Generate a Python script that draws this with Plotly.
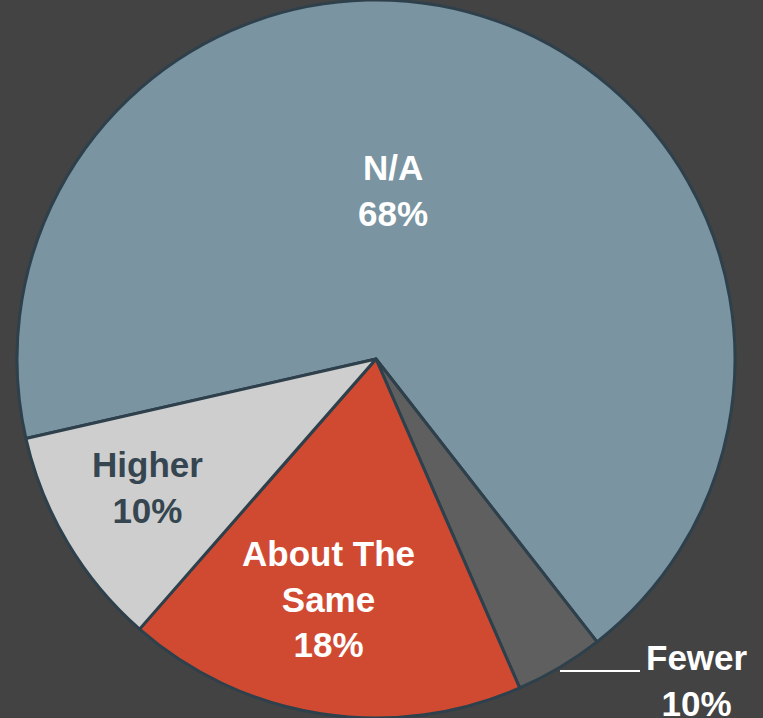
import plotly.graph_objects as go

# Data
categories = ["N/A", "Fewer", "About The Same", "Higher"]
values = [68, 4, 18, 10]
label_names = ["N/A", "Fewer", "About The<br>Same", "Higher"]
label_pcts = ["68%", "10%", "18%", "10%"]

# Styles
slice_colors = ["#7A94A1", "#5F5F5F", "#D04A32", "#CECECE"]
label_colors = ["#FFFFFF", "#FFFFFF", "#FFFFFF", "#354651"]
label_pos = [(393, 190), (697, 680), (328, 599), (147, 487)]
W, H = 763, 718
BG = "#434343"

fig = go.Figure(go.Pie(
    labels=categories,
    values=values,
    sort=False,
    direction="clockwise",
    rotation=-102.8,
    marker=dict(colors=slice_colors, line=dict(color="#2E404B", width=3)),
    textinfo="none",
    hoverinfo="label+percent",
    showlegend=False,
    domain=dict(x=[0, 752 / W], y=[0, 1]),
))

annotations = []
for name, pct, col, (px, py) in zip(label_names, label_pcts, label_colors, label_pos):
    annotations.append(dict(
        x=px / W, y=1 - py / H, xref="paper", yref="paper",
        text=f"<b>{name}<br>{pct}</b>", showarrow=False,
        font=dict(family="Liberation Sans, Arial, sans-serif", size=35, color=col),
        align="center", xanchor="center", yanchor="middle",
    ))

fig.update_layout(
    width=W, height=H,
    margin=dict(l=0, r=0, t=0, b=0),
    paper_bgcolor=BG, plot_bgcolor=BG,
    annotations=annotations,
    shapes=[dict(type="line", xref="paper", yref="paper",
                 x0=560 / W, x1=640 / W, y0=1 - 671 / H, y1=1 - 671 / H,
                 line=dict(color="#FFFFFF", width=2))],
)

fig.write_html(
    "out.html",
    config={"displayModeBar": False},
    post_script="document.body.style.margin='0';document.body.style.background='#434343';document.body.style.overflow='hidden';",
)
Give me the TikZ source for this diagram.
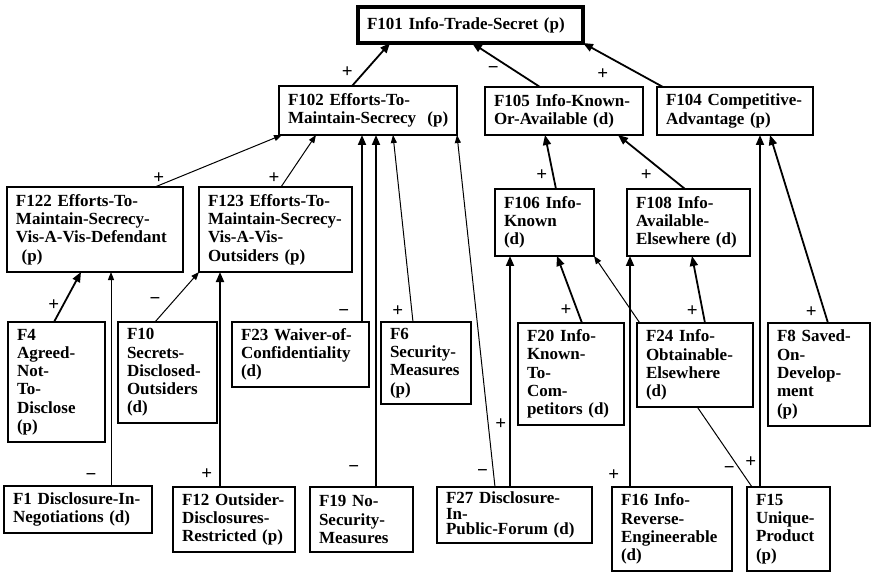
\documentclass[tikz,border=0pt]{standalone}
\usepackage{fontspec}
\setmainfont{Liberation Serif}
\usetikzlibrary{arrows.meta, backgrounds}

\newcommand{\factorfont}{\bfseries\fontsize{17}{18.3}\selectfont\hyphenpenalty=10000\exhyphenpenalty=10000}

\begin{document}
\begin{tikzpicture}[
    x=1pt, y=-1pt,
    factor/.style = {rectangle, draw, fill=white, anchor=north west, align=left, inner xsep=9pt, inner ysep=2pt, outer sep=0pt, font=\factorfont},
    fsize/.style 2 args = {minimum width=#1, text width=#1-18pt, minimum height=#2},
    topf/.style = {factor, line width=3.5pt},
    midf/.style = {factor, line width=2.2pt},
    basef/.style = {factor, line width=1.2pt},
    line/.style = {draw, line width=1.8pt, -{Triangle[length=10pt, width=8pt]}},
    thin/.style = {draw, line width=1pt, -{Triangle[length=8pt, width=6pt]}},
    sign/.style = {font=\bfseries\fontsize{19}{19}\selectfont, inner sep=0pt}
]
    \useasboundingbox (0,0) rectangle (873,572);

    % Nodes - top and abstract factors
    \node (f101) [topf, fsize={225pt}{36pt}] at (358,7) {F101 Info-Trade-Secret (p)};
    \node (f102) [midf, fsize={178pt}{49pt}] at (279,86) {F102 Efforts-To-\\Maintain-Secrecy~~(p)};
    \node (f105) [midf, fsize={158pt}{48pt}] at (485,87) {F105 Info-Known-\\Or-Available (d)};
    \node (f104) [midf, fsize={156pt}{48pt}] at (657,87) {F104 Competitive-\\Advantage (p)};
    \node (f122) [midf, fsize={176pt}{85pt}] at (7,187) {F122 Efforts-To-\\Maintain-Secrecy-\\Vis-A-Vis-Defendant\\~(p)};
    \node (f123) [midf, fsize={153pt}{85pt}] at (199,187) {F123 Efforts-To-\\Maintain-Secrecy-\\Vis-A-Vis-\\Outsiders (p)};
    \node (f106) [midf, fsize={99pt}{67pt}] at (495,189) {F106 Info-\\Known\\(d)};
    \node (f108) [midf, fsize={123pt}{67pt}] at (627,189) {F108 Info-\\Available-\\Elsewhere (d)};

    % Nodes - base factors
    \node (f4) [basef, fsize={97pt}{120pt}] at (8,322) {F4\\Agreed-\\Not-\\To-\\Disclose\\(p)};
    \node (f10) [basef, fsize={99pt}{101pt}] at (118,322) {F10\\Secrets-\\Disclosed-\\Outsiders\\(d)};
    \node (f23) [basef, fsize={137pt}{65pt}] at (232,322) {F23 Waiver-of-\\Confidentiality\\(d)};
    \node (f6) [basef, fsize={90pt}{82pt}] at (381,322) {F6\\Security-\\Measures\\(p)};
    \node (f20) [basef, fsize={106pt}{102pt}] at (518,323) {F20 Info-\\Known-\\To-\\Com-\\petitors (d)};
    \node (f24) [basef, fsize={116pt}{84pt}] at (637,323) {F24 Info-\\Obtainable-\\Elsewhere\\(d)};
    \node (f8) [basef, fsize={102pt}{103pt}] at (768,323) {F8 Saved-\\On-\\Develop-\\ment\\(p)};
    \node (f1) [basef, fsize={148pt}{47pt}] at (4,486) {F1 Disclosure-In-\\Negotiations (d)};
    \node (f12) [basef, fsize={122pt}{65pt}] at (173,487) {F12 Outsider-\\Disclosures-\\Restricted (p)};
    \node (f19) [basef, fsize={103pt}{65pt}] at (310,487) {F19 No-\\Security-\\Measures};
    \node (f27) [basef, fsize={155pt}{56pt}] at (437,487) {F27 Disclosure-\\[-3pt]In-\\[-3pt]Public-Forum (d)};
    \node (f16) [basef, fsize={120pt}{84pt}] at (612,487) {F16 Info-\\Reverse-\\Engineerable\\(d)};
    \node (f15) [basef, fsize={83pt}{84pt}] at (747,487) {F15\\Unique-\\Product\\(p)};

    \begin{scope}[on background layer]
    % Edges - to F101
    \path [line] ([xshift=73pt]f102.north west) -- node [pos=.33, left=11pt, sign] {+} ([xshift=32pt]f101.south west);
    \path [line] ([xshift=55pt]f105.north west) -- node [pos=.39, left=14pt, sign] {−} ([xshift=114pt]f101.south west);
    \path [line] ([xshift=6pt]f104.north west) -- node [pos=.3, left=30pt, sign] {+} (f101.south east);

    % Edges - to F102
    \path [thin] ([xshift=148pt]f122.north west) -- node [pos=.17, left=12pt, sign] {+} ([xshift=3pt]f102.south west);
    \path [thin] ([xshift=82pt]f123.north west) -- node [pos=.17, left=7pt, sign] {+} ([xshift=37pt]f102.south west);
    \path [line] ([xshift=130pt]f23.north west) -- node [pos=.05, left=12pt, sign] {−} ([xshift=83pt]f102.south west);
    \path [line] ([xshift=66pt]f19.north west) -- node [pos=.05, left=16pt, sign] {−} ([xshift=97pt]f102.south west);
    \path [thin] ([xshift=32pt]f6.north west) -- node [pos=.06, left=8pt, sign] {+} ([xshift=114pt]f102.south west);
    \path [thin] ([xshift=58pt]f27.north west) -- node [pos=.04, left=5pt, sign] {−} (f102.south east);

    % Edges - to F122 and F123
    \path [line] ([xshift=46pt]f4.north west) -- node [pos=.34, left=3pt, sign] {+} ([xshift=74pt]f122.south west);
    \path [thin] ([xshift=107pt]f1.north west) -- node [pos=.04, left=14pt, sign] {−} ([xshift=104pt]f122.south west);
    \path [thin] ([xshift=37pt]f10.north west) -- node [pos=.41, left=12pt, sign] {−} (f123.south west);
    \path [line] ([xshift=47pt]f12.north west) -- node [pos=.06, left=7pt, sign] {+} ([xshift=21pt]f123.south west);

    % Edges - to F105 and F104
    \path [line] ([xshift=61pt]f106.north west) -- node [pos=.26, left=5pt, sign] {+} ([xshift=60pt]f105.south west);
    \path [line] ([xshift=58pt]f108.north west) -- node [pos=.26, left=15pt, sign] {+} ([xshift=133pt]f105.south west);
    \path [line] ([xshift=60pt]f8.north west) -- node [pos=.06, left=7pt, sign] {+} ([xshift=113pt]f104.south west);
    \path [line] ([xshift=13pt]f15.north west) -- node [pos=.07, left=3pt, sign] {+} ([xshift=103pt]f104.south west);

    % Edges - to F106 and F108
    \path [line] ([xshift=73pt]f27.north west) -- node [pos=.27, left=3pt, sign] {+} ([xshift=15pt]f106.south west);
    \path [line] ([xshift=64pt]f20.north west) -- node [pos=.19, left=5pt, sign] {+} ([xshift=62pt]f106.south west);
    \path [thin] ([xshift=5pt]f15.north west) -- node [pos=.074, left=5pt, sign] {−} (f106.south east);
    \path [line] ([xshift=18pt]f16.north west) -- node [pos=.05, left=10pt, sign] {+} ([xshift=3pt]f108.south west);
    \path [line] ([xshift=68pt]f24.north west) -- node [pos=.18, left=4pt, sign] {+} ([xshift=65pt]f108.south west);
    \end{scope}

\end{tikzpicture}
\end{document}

*****

Set task →
Pick out the lines that include the word "this" and write them out.

Response below →
Generate a Python script that draws this with Plotly.
Give me the TikZ source for this diagram.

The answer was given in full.